**TASK REQUIREMENTS**
Set down the data below from its first line to the line holding "minimum width=651pt, minimum", inclusive; omit all pictures.

**DATA LINES**

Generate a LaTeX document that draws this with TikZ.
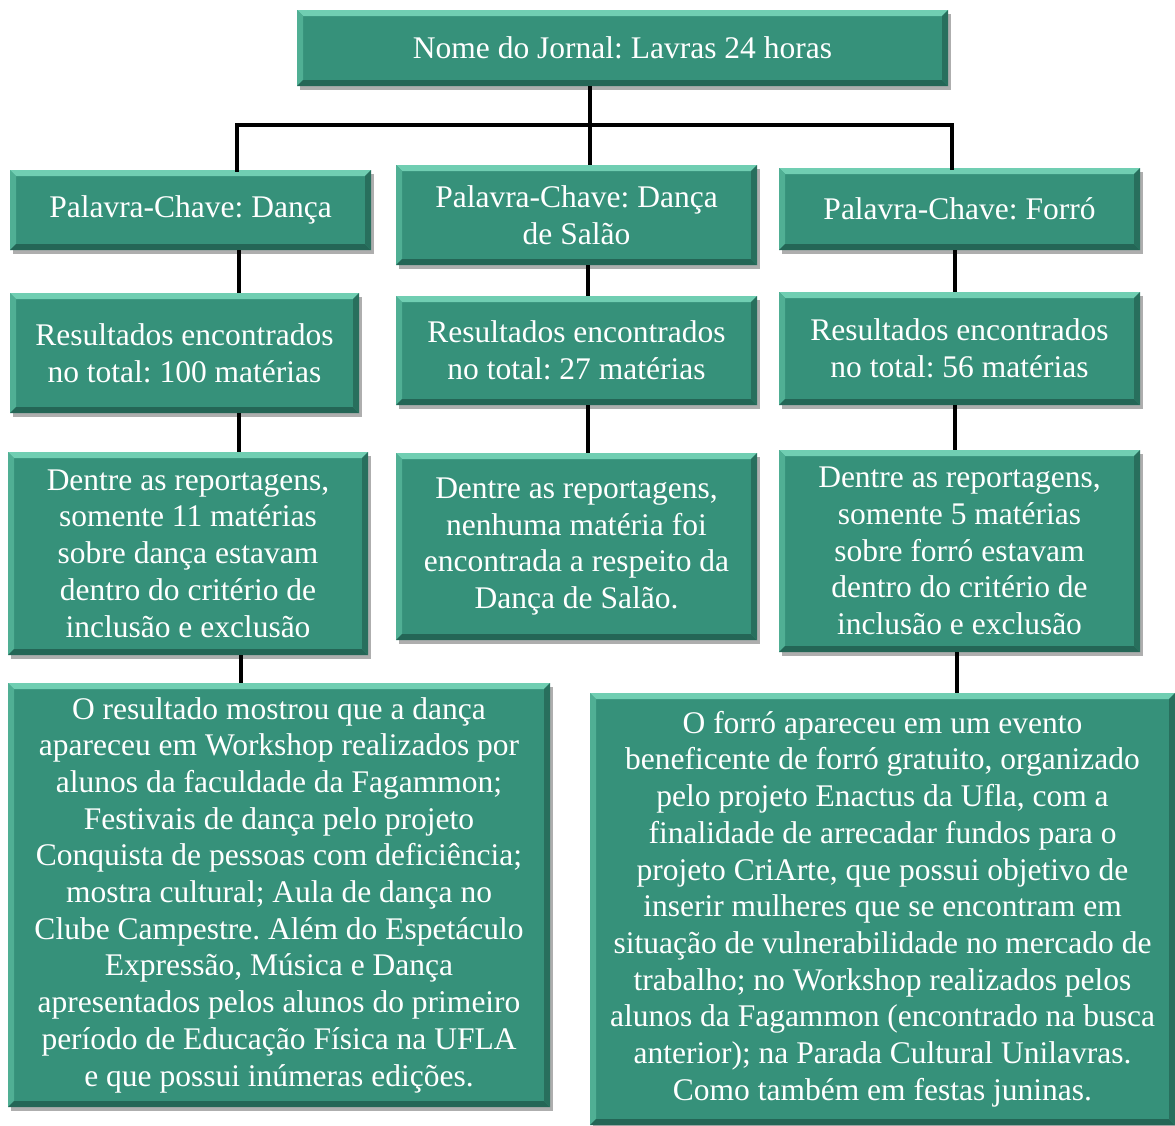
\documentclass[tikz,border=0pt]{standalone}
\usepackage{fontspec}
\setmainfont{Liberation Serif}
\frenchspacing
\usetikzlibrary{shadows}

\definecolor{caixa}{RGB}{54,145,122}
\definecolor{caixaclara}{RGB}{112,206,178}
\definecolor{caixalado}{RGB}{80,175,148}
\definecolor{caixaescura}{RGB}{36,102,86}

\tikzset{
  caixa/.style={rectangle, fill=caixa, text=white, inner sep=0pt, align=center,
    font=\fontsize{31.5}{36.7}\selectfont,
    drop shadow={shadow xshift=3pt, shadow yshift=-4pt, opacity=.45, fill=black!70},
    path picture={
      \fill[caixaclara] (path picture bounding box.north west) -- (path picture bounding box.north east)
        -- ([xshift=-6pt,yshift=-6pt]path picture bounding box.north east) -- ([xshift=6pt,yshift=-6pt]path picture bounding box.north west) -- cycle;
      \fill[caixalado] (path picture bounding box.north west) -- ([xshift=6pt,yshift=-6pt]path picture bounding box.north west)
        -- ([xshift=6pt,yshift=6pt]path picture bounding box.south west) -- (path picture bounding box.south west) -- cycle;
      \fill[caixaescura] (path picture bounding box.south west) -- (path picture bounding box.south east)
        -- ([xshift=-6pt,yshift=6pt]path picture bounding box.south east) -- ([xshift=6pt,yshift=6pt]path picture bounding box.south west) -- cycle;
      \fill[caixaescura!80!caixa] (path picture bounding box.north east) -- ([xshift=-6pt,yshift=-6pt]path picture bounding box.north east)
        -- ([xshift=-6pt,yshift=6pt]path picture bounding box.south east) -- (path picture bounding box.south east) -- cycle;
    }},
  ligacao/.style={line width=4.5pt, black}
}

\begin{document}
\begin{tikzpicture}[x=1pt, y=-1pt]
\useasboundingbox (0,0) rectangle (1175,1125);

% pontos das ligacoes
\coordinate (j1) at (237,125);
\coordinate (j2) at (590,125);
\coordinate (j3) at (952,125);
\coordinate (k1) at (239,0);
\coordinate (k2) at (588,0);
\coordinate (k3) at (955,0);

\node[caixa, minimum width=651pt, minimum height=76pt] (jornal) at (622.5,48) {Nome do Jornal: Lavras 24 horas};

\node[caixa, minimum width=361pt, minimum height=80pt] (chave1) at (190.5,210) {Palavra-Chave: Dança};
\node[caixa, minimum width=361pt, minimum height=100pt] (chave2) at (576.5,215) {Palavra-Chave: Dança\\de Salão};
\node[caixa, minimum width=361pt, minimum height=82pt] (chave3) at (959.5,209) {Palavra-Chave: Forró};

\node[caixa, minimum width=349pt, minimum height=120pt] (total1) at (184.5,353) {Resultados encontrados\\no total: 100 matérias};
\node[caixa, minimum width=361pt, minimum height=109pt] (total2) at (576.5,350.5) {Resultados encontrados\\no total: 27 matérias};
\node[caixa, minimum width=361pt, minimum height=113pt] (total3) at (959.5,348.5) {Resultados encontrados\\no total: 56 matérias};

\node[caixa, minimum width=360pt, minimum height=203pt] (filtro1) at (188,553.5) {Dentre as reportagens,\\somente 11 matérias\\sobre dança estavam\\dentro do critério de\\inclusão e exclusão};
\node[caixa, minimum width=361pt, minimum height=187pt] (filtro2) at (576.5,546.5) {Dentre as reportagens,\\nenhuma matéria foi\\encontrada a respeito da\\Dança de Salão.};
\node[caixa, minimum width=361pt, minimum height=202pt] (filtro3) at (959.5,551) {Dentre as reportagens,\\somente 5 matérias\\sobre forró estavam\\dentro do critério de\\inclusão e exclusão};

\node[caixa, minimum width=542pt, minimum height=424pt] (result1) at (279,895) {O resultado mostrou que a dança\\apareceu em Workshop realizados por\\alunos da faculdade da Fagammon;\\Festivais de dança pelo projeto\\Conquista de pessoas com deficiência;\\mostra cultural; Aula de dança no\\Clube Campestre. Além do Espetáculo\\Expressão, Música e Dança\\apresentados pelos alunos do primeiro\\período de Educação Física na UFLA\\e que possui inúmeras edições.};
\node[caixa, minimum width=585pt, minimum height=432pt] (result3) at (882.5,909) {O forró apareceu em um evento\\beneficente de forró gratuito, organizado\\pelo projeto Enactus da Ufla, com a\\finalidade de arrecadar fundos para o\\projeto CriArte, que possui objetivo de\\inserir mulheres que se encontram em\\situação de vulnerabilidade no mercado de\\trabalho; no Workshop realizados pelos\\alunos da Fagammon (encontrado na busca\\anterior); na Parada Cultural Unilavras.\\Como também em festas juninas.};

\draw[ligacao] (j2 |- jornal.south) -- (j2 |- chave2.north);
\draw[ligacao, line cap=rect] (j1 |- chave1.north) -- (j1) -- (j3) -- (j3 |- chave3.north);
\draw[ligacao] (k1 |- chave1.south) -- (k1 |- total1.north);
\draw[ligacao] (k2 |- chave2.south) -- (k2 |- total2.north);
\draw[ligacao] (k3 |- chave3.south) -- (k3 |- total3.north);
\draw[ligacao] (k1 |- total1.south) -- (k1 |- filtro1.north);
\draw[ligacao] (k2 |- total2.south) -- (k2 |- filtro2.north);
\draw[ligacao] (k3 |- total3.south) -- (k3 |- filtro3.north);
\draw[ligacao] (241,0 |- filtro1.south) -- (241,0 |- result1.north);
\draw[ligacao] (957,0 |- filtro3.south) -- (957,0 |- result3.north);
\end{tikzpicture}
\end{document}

**OUTPUT**
Generate a LaTeX document that draws this with TikZ.
\documentclass[tikz,border=0pt]{standalone}
\usepackage{fontspec}
\setmainfont{Liberation Serif}
\frenchspacing
\usetikzlibrary{shadows}

\definecolor{caixa}{RGB}{54,145,122}
\definecolor{caixaclara}{RGB}{112,206,178}
\definecolor{caixalado}{RGB}{80,175,148}
\definecolor{caixaescura}{RGB}{36,102,86}

\tikzset{
  caixa/.style={rectangle, fill=caixa, text=white, inner sep=0pt, align=center,
    font=\fontsize{31.5}{36.7}\selectfont,
    drop shadow={shadow xshift=3pt, shadow yshift=-4pt, opacity=.45, fill=black!70},
    path picture={
      \fill[caixaclara] (path picture bounding box.north west) -- (path picture bounding box.north east)
        -- ([xshift=-6pt,yshift=-6pt]path picture bounding box.north east) -- ([xshift=6pt,yshift=-6pt]path picture bounding box.north west) -- cycle;
      \fill[caixalado] (path picture bounding box.north west) -- ([xshift=6pt,yshift=-6pt]path picture bounding box.north west)
        -- ([xshift=6pt,yshift=6pt]path picture bounding box.south west) -- (path picture bounding box.south west) -- cycle;
      \fill[caixaescura] (path picture bounding box.south west) -- (path picture bounding box.south east)
        -- ([xshift=-6pt,yshift=6pt]path picture bounding box.south east) -- ([xshift=6pt,yshift=6pt]path picture bounding box.south west) -- cycle;
      \fill[caixaescura!80!caixa] (path picture bounding box.north east) -- ([xshift=-6pt,yshift=-6pt]path picture bounding box.north east)
        -- ([xshift=-6pt,yshift=6pt]path picture bounding box.south east) -- (path picture bounding box.south east) -- cycle;
    }},
  ligacao/.style={line width=4.5pt, black}
}

\begin{document}
\begin{tikzpicture}[x=1pt, y=-1pt]
\useasboundingbox (0,0) rectangle (1175,1125);

% pontos das ligacoes
\coordinate (j1) at (237,125);
\coordinate (j2) at (590,125);
\coordinate (j3) at (952,125);
\coordinate (k1) at (239,0);
\coordinate (k2) at (588,0);
\coordinate (k3) at (955,0);

\node[caixa, minimum width=651pt, minimum height=76pt] (jornal) at (622.5,48) {Nome do Jornal: Lavras 24 horas};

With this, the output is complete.